Kamis, 16 Januari 2020

SURAT GEMBALA USKUP KEUSKUPAN PANGKALPINANG DALAM KERANGKA TAHUN COMMUNIO 2020


Saudari-saudara yang terkasih dalam Yesus Kristus,
Semoga Tuhan memberimu damai sejahtera. Semoga Pulau-pulau bersukacita.
Setelah pada tahun lalu berupaya membangun hidup yang berpusat pada Kristus, selama tahun 2020 ini kita akan memberikan perhatian pada upaya membangun communio, persekutuan, persaudaraan. Berpusat pada Kristus dan membangun communio adalah dua hal yang berkaitan sangat erat. Kalau hidup seseorang makin berpusat pada Kristus, ia akan menjadi pribadi yang bersaudara, mengupayakan persekutuan dan bukan perpecahan. Upaya membangun communio juga berkaitan langsung dengan Allah Tritunggal yang kita imani. Allah Tritunggal hidup dalam persekutuan kasih, maka Gereja juga harus hidup dalam persekutuan kasih. “Demikianlah Gereja nampak sebagai umat yang disatukan berdasarkan kesatuan Bapa dan Putera dan Roh Kudus.” (LG 4). Di dalam Gereja, umat awam, para religius (biarawan/wati) dan klerus (diakon, imam, uskup dan Paus) saling mengakui dan menerima sebagai saudara-saudari. “Dengan menganut teladan Tuhan, para Gembala Gereja saling mengabdi dan melayani umat beriman lainnya. Sedangkan kaum beriman dengan suka hati bekerja sama dengan para Gembala dan guru mereka.” (LG 32).

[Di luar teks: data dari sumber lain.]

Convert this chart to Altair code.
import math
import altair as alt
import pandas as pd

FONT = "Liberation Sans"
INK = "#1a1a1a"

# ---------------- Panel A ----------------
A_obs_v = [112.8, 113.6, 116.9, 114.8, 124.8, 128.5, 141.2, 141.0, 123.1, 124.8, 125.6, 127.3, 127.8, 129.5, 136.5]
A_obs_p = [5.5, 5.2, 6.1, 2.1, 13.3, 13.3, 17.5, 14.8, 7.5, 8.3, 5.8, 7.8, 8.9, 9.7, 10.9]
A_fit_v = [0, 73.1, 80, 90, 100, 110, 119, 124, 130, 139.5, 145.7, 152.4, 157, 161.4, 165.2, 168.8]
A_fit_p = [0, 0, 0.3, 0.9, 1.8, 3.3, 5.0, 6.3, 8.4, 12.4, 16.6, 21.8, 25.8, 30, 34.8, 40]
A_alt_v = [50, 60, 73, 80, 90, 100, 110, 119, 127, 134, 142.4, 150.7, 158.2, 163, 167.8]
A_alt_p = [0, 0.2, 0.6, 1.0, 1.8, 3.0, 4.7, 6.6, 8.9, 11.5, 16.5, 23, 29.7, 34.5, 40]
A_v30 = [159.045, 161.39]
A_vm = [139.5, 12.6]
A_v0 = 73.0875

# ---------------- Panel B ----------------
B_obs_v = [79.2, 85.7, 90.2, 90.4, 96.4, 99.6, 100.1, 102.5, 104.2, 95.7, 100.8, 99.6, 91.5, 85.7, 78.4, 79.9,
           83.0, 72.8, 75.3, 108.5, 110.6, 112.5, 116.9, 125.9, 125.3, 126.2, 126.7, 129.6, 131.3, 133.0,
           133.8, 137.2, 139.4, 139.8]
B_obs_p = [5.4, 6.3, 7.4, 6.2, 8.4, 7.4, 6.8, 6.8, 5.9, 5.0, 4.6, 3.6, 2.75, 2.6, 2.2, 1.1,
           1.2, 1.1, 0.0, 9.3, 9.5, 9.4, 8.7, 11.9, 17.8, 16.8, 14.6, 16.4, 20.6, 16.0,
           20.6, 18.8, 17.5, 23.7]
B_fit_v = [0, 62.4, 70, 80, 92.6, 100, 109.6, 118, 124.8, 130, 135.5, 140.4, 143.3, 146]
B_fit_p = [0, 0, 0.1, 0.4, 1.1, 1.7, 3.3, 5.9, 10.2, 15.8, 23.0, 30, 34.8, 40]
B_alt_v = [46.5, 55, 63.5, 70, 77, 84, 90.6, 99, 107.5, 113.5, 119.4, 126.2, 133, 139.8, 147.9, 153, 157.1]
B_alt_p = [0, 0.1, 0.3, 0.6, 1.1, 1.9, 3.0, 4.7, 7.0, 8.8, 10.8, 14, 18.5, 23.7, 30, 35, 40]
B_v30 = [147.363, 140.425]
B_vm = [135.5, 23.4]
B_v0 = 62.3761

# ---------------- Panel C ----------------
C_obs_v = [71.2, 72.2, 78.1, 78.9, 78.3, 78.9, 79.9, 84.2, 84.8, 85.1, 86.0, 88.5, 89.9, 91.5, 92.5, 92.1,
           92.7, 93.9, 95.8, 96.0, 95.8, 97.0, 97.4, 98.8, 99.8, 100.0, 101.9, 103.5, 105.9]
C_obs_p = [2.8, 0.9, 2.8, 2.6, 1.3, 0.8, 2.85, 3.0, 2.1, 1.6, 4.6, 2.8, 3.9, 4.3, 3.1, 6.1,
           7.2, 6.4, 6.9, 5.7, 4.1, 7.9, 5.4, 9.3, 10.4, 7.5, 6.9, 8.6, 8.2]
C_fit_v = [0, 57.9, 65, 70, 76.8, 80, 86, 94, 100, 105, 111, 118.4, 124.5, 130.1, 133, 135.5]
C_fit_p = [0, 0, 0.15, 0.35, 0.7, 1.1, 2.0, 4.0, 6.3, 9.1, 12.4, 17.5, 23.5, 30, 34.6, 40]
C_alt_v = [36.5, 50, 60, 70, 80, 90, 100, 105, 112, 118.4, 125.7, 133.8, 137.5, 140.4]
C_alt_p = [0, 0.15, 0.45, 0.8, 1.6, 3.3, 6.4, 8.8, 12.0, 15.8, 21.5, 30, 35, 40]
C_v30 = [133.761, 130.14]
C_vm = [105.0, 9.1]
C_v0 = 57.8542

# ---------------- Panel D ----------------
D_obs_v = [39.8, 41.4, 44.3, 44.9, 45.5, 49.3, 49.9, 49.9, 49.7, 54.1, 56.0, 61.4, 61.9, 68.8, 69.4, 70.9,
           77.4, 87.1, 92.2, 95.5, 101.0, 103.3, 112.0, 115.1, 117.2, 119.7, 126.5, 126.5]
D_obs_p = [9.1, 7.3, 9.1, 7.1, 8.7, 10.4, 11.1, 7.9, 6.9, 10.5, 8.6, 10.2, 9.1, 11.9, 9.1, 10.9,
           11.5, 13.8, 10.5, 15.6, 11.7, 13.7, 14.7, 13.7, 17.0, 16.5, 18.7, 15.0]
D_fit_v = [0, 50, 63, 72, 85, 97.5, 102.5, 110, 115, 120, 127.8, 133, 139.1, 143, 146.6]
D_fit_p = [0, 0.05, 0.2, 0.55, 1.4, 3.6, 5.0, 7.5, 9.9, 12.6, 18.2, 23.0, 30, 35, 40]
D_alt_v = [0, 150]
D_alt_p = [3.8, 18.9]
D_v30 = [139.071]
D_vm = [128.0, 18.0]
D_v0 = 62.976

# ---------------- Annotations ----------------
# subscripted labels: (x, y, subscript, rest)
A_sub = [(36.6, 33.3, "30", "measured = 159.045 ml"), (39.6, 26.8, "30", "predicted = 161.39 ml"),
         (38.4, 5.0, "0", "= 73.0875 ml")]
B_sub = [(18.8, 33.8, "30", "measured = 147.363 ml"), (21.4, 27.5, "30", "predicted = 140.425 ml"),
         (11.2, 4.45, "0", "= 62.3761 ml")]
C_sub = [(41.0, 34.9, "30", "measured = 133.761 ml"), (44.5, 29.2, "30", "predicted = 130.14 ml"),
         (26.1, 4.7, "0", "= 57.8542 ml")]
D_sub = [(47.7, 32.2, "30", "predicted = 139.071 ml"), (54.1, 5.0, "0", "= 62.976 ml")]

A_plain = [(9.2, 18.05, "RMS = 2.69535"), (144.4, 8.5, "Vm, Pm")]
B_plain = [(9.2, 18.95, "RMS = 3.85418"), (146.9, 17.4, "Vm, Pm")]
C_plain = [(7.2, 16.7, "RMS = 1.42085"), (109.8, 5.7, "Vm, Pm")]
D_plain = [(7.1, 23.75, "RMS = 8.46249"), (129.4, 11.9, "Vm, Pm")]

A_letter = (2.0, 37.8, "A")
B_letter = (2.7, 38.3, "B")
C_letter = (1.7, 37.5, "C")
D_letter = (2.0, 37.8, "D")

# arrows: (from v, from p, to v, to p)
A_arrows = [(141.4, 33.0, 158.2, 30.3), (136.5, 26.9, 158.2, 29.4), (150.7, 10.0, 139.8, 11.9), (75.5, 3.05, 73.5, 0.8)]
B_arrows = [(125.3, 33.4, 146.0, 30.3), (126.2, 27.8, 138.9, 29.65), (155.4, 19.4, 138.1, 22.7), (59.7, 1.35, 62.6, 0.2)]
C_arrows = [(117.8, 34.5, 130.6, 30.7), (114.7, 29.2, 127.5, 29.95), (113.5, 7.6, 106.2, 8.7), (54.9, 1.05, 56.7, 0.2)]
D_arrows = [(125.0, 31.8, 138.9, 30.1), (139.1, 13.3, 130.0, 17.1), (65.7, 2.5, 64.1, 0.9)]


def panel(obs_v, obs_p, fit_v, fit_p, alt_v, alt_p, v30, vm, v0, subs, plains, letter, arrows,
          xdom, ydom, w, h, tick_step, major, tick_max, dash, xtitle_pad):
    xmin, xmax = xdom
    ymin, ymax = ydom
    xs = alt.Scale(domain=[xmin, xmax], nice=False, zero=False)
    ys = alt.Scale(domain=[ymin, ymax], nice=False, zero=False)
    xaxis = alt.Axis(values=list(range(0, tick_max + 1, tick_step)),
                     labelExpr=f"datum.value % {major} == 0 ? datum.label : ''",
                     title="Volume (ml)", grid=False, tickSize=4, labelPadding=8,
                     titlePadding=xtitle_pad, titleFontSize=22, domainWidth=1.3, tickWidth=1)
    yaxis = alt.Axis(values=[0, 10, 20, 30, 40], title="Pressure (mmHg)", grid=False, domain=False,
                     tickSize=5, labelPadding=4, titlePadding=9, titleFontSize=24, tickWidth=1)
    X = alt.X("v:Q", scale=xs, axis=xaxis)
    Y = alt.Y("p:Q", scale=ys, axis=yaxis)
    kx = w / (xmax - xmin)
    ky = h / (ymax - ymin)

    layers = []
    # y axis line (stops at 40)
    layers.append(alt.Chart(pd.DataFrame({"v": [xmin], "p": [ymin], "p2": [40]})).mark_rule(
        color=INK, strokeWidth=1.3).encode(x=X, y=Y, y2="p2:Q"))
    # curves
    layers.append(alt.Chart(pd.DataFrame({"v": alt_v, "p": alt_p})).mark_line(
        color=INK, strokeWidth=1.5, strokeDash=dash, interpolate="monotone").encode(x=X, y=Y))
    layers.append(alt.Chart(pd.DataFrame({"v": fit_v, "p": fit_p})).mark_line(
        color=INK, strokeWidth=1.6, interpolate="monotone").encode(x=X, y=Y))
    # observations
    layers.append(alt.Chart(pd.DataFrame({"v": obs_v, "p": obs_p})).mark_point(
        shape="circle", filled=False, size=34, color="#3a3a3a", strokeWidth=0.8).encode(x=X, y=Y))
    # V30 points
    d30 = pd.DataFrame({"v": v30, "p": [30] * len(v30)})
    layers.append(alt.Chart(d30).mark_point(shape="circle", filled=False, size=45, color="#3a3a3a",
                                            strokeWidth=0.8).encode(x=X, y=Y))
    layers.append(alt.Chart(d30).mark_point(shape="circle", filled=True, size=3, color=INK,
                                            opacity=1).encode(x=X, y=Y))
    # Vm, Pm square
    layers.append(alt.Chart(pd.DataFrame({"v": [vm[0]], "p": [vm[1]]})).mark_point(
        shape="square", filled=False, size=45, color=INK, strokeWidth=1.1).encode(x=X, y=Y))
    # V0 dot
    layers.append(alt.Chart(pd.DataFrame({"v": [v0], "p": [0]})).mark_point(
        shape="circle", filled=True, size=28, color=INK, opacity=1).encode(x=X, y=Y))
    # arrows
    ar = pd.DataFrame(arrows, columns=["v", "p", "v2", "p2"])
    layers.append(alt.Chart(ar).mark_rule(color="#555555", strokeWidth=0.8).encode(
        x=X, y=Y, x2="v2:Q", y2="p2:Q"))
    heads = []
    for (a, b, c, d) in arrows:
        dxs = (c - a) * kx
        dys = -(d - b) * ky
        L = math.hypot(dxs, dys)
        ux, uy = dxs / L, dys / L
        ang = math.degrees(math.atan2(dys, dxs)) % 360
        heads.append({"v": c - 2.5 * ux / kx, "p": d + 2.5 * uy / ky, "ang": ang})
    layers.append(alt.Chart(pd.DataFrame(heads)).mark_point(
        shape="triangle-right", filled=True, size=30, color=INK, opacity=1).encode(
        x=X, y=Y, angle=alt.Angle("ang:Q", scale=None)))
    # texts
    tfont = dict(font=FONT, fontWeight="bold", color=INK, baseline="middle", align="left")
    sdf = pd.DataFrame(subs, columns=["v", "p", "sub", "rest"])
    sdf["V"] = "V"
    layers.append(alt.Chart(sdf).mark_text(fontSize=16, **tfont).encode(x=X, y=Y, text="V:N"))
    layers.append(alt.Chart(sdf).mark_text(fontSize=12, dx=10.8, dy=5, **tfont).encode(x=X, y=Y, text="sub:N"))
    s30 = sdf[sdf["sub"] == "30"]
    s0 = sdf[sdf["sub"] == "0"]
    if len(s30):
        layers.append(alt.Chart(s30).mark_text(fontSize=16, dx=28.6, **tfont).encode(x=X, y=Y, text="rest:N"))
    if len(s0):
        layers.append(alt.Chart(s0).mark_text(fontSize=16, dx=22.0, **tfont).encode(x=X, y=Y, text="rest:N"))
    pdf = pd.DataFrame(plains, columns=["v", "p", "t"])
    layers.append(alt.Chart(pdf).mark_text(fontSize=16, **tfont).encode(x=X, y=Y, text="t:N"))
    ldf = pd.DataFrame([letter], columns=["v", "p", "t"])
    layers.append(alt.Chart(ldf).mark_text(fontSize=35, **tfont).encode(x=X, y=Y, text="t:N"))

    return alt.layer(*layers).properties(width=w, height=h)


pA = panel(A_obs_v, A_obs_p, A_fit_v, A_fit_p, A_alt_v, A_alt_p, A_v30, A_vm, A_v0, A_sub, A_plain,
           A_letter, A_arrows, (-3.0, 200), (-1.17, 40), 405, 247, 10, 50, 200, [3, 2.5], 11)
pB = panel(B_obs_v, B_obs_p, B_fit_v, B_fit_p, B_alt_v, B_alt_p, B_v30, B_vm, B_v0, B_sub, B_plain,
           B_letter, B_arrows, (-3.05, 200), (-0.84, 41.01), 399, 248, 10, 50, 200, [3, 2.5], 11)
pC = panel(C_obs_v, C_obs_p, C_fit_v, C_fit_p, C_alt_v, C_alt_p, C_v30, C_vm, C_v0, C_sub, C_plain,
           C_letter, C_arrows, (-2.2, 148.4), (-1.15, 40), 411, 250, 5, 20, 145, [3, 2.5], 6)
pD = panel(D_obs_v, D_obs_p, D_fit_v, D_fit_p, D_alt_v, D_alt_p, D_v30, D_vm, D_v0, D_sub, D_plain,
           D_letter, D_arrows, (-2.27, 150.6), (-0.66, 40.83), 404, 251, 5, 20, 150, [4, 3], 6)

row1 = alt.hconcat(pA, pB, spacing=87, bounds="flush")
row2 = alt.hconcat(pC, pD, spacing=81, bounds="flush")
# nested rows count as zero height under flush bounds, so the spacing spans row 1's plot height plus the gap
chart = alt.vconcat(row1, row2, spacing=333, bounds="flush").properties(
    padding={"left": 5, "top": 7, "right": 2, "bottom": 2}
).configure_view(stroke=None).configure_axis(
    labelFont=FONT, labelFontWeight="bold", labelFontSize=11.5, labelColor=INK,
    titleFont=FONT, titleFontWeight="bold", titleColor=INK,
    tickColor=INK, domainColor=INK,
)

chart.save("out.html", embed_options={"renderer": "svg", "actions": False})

Guna mengisi tahun ’communio’ ini saya mendorong agar kita semua (masing-masing pribadi, keluarga, kbg-kbg, kelompok kategorial, paroki, komisi, sekolah, rumah sakit, asrama, komunitas pastoran, dll) merancang secara kreatif aneka kegiatan guna meningkatkan mutu ‘communio’/persekutuan di antara kita. Paling tidak ada tiga aspek yang perlu diperhatikan:

a.     Aspek pemahaman: Perlu dirancang kegiatan-kegiatan yang meningkatkan pemahaman dan pengertian kita tentang ‘communio’ itu sendiri. Misalnya, melalui pertemuan kbg, seminar, diskusi, dll.
b.     Aspek ‘mensyukuri dan merayakan’: Sepantasnya kita juga bersyukur atas persekutuan dan persaudaraan yang sudah ada di antara kita. Syukur itu dapat diungkapkan dan dirayakan dalam pertemuan-pertemuan, doa-doa, ekaristi dan sharing Injil dengan tema communio, ziarah, rekreasi, dll.

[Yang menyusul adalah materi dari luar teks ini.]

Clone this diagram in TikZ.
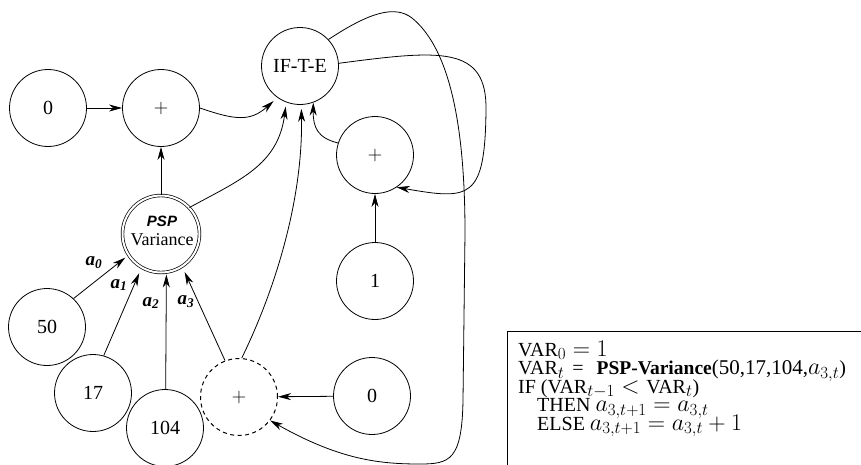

c.     Aspek ‘mewujudkan’: Kita perlu mempertahankan dan meningkatkan kualitas ‘persekutuan’ kita melalui sikap dan tindakan-tindakan yang konkret: kerjasama, saling melayani, memperhatikan yang lemah (sakit, tua, miskin, dll), mengupayakan rekonsiliasi/perdamaian, dll.

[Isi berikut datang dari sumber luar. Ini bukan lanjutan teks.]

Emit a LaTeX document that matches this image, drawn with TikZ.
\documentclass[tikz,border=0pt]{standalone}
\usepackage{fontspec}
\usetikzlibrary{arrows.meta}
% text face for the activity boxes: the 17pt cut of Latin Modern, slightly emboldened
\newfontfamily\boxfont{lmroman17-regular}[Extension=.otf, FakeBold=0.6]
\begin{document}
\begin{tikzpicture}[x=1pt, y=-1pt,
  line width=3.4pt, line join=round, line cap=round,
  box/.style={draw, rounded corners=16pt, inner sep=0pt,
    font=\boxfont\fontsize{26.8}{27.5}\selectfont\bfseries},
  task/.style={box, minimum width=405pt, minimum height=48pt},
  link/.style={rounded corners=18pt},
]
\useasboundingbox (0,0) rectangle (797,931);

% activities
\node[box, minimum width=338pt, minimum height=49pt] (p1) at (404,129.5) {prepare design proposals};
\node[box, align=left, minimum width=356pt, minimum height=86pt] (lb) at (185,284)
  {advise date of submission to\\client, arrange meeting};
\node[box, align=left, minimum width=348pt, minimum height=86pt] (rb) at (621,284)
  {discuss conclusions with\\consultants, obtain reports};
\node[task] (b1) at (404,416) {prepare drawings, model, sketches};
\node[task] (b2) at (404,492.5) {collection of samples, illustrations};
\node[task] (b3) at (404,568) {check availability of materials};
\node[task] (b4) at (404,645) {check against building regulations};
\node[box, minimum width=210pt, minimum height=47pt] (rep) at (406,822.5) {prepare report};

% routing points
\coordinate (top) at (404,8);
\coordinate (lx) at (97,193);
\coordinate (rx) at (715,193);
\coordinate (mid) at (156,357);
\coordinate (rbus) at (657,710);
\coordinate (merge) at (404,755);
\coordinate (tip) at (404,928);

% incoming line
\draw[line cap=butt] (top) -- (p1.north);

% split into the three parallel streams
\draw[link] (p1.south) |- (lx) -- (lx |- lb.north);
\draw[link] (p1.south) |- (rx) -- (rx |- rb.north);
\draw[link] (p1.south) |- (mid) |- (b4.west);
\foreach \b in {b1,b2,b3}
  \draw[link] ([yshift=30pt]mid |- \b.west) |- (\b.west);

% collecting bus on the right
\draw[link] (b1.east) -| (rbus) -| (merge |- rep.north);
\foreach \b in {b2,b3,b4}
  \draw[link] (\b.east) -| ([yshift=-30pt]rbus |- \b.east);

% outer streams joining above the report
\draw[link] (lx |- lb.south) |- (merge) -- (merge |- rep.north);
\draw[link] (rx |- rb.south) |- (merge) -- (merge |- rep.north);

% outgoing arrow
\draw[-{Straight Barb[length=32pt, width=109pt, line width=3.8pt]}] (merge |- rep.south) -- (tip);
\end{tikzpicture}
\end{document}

Membangun communio tentu saja meliputi banyak aspek. Tetapi saya ingin mengajak kita sekalian untuk memberi perhatian khusus pada dua ciri ini: communio yang berbelas kasih, murah hati (khususnya pada yang lemah dan menderita) dan communio yang rahim (saling mengampuni dan mengupayakan rekonsiliasi bila diperlukan). Dua ciri ini penting karena berkaitan langsung dengan sifat inti dari Allah Tritunggal yang kita imani. Paus Fransiskus mengingatkan kita tentang hal ini dalam homili malam natal 2019 yang lalu. “Natal mengingatkan kita bahwa Allah senantiasa mengasihi kita semua, bahkan yang paling buruk dari kita. Pada saya, Anda, masing-masing dari kita Ia berkata hari ini: ‘Aku mengasihi kamu dan Aku akan selalu mengasihi kamu, karena kamu berharga di mataku.’ Allah mengasihi kamu bukan karena kalian berpikir dan bertindak dengan benar. Ia mengasihimu secara tulus dan sederhana. Kasih-Nya tanpa syarat … Mungkin kamu memiliki pendapat yang keliru, melakukan banyak kesalahan. Tuhan tetap mengasihimu. Betapa sering kita berpikir bahwa Allah itu baik jika kita baik dan Allah menghukum kita bila kita bersalah. Namun Allah tidak seperti itu. Kendati semua dosa kita, Ia senantiasa mengasihi kita. Kasih-Nya tidak berubah … Itulah rahmat yang dianugerahkan natal pada kita.”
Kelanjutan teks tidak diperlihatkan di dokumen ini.